President Bola Tinubu signed an executive order aimed at increasing oil and gas inflows to Nigeria’s Federation Account by cutting down deductions permitted under the Petroleum Industry Act.

Presidential spokesman Bayo Onanuga stated that the order relies on Section 44(3) of the Constitution, which places ownership, control, and derivative rights over all minerals, oil, and natural gas found on land, in territorial waters, and within the Exclusive Economic Zone under the authority of the Federal Government.

The directive aims to restore the share of revenue that federal, state, and local governments are supposed to receive, which was reduced after the 2021 petroleum reform law created new rules for deductions, charges, and fees that take away money from the Federation.

The statement explained that under the current framework, NNPC Limited keeps 30 percent of Federation oil earnings as a management fee on profit oil and gas generated from production sharing, profit sharing, and risk service contracts.

It also noted that the company already retains 20 percent of its profits for working capital and future investments, making the additional 30 percent management fee unnecessary in the government’s view, since the retained profits should adequately cover its operational responsibilities under those contracts.
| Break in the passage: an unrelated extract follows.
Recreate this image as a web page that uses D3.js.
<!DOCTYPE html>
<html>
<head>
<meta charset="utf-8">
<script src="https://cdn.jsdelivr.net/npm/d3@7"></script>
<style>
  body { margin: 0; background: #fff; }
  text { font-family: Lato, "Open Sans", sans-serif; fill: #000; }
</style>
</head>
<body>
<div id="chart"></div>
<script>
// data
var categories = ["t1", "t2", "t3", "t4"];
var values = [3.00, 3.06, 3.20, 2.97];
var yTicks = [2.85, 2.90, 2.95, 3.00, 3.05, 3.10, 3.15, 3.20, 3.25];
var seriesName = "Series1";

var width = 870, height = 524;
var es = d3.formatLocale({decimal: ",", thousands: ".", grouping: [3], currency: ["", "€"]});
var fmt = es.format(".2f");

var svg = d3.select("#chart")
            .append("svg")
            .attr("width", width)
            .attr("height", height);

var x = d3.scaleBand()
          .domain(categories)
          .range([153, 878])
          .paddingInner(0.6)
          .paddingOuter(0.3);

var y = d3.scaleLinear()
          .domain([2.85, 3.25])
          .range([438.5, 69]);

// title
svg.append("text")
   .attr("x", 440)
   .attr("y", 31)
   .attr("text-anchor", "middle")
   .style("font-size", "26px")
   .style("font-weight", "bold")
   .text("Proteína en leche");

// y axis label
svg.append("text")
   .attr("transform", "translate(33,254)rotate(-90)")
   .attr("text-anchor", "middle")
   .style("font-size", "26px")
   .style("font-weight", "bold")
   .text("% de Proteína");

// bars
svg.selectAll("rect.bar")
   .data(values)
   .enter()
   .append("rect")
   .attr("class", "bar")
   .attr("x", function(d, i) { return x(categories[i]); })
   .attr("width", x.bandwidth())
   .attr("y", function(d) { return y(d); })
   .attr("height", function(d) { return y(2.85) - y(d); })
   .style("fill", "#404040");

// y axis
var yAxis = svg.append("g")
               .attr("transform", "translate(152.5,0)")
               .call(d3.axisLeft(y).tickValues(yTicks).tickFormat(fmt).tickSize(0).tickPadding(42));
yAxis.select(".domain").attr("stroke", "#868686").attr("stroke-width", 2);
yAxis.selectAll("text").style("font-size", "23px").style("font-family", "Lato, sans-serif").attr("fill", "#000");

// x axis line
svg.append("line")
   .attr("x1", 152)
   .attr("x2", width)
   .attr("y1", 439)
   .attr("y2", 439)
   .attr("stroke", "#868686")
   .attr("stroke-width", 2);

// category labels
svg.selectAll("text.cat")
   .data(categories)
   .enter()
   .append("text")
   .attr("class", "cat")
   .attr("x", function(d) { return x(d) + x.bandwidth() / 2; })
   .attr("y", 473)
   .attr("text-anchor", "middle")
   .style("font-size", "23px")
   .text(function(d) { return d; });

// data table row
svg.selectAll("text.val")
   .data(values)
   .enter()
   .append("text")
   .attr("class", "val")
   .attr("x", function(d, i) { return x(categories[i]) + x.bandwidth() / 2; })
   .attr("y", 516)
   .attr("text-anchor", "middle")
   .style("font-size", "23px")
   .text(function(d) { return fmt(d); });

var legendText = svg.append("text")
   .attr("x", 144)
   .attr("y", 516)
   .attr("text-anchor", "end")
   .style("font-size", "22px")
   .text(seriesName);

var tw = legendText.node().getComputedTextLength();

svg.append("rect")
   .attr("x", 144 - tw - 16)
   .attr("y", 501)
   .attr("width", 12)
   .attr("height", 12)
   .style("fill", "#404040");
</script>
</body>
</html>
In addition, NNPC Limited allocates another 30 percent of profit oil and gas to the Frontier Exploration Fund under the law, a move the government considers risky because such a large pool for speculative exploration could lead to idle funds and inefficient spending at a time when resources are needed for security, education, healthcare, and energy transition.

The statement further referenced the Midstream and Downstream Gas Infrastructure Fund, financed through gas flaring penalties, which is intended to support environmental remediation and relief for host communities affected by flaring.
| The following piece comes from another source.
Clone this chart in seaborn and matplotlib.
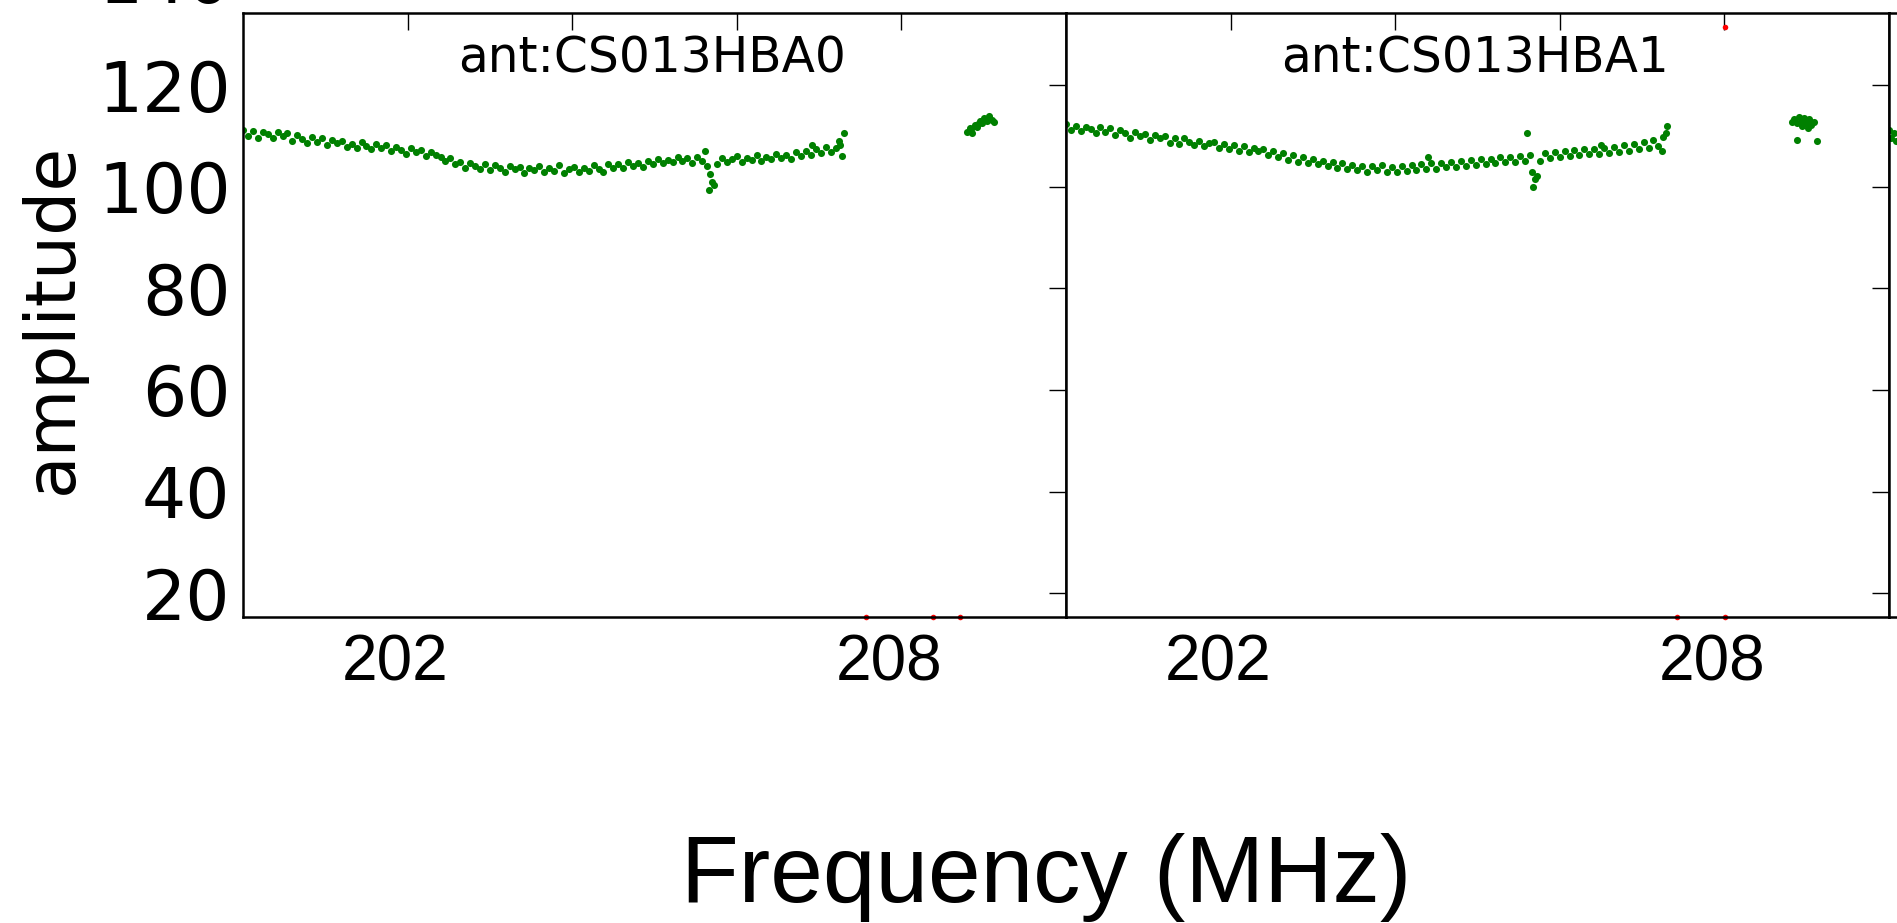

However, it argued that the law already created a separate Environmental Remediation Fund managed by the Nigerian Upstream Petroleum Regulatory Commission to rehabilitate communities impacted by upstream operations, with mandatory contributions from license holders, making the additional funding structure appear redundant.

Overall, the government believes these multiple deductions exceed global standards and divert more than two-thirds of potential remittances to the Federation Account, contributing to declining net oil revenue and fragmented oversight under the present legal structure.

The Executive Order therefore targets the overlapping 30 percent deductions tied to profit-sharing arrangements by harmonizing and removing redundant provisions across relevant laws, regulations, and NNPC’s governance framework.

Its core goal is to eliminate layered and unjustified deductions that reduce funds meant for the Federation Account, thereby enabling all three tiers of government to better fund national priorities.

The President also raised concerns about NNPC Limited’s ongoing role as a concessionaire in production sharing contracts, noting that its influence over operating costs while acting as a commercial entity could create distortions and hinder its transition into a fully commercial company as envisioned by the reform law.

Through the order, the administration introduces immediate steps to reduce revenue leakages, strengthen transparency, remove duplicative systems, and reposition NNPC Limited strictly as a commercial operator while protecting national interests.

Finally, the President stressed that these reforms are urgent because of their direct impact on budgeting, debt sustainability, economic stability, and the broader welfare of Nigerians.